In stringenter Weiterentwicklung bisheriger Ansätze befragen auch Fudongs neuere Arbeiten die Rolle der Frau, untersuchen Weiblichkeitskonstruktionen und idealisierte Frauenbilder in Film, Werbung und Populärkultur. Mit leuchtenden, übernatürlich wirkenden Farben zeigen sie insofern eine neue Entwicklung, als Fudong hier anstelle von Schwarzweiß erstmals Farbe verwendet: Er nutzt Farbe, nicht, um mit ihr einen Realismus zu konsolidieren, sondern um ihre Künstlichkeit durch irisierende Farbigkeit offensiv zur Schau zu stellen. In The Coloured Sky: New Women II entwirft Fudong eine traumhafte Welt, in der Grenzen von Imagination und realer Handlung, Fiktion und Wirklichkeit gänzlich offen gehalten werden. Er verbindet den poetischen Anspielungsreichtum und das Enigmatische mit einer langsamen, offen interpretierbaren Erzählweise. Schauplätze, Situationen und Stimmungen sind ihm wichtiger als eine stringente, linearen Prinzipien folgende Erzählung. The Coloured Sky: New Women II kreist um aufkommende Sexualität und unbewusstes Begehren, um Träume und Ängste junger Frauen.

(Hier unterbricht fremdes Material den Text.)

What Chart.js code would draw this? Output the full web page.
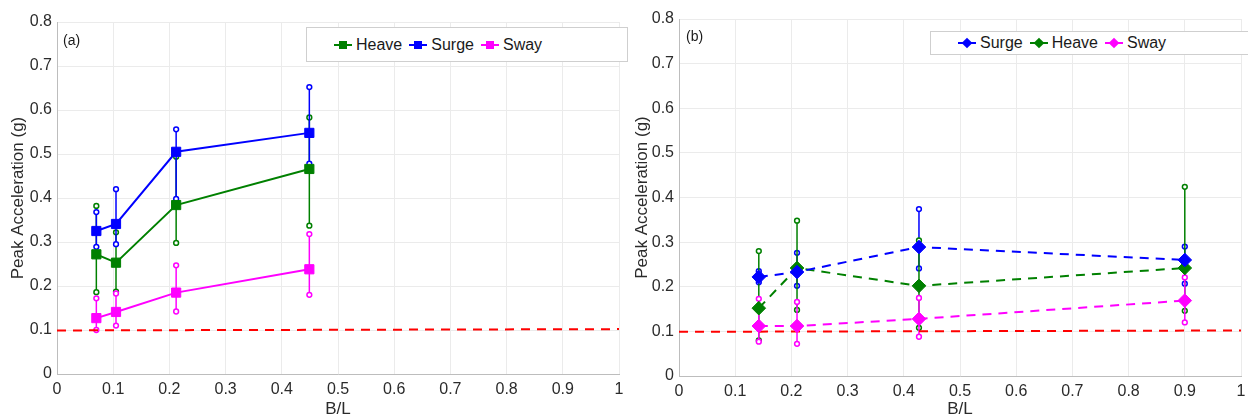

Durch ein artifizielles Setting einer Strandlandschaft – mit Palmen, Kakteen, lebendigen wie auch künstlichen Tieren, gemalten Hintergründen und farbigen Glasscheiben – bewegen sich drei junge Frauen in wechselnden Badekostümen der 1940er Jahre. In den meist starren, präzis komponierten Einstellungen verharren sie mit oft leerem Blick in regungslosen Posen. Durch den Verzicht auf Sprache wird der Fokus auf ihre Gestik und Mimik gelegt. Indem sie für die Kamera in surrealen, leicht erotischen Haltungen posieren, thematisiert Fudong erneut die voyeuristische Fetischisierung von weiblichen Körpern. Aufgrund der elegischen Länge der Einstellungen, der statischen Kamera, der entrückenden Bildunschärfen und farbigen wie spiegelnden Glasscheiben sind die Bilder von surrealer Schönheit und scheinen zwischen Traum und Realität zu schweben. Vergänglichkeit klingt in vielen der stilllebenhaften Arrangements an: Vanitas-Motive wie von Schnecken befallene Trauben oder schimmlige Durianfrüchte stellen die scheinbare Idylle in Frage.

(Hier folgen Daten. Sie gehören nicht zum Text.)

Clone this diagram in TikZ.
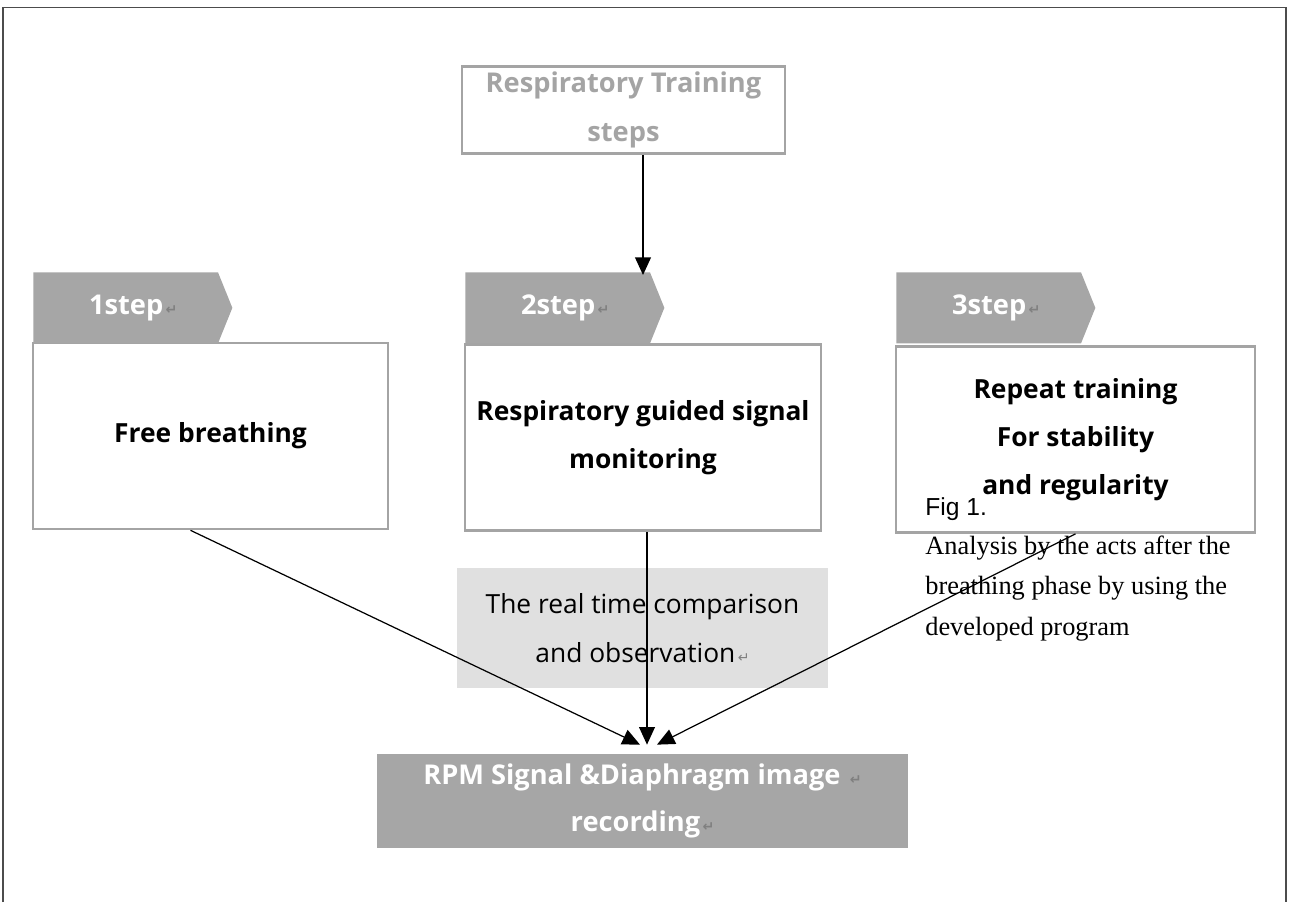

In der Schlussszene des Films – zu der die erworbene Fotografie The Coloured Sky: New Women II, No. 4 zählt – kippt die Stimmung vollends von heiterer, kindlich-verspielter Schönheit in Ungewissheit und Verlassenheit. Zunächst schlendert die Frau gelöst und lachend ins Bild, scheint dann aber von Trauer und Angst bestürmt zu werden und beginnt zu weinen. Auch hier mag ein möglicher Grund für die Traurigkeit das augenblickliche Altern oder Erwachsenwerden sein. Fudong selbst benennt Kindheitserinnerungen und Tagträume als Sujets seiner Arbeit und vergleicht seine Bildästhetik mit den schillernden Regenbogenfarben eines bunten Bonbonpapiers: »Was ich hier versucht habe darzustellen, ist ein Gefühl der Kindheit. Sich vorzustellen, als ob man ein Stück Bonbonpapier gegen die Sonne hält. Man hat alle Arten von bunten Reflexionen. Das ist die Art von Gefühl, die ich versucht habe, hier zu vermitteln. […] Ein Bild, das schön, fantastisch und so unwirklich wie ein Traum ist.«
Im Film werden Stimmungen mit Farbe akzentuiert, um den künstlichen Charakter des Films zu verstärken und die psychologischen Dispositionen der Darstellerinnen zu konturieren. Farbe kann hier auch als Repräsentation subjektiver Leidenschaft gelesen werden. In der künstlich inszenierten Strandlandschaft scherzen die drei Bikini Girls selbstbewusst hinter farbig getönten Glasscheiben – Filter und Spiegel, die ihr Image brechen und bespiegeln und dabei auf Blickregime verweisen. Auch der Titel spielt auf die Konstruiertheit weiblicher Sexualität und die Illusion von Intimität an: New Woman ist der Titel eines 1935 entstandenen Films, der das modern-mondäne Shanghai der 1930er Jahre zeigt und dabei das Schicksal einer um Unabhängigkeit kämpfenden Frau in den Fokus rückt. Seine Hauptdarstellerin – eine der größten Filmstars des Shanghai-Kinos der 30er Jahre – beging kurz nach der Filmpremiere Selbstmord, nicht zuletzt da sie unter der permanenten Verfolgung durch der Medien litt.
Neben diesen, mit dem Titel verbundenen Assoziationen können weitere filmhistorische Referenzen freigelegt werden: The Coloured Sky: New Women II erinnert an die ›Bathing Beautys‹ der sogenannten ›Aqua-Musicals‹, die vor allem in den 1940er Jahre gedreht wurden. Der Wechsel von Schwarzweiß zu Farbe wird auch hier vollzogen; erstmals wird in diesen Musicals das knallbunte Farbfilmverfahren eingesetzt. Nirgends ist Technicolor so wundervoll wie in den Musicals, in denen die Farben eine starke Suggestivkraft besitzen und förmlich explodieren. Mit den farbigen Glasscheiben verweist Fudong auch auf Technicolor-Kameras mit ihrem Prismen und Filtern.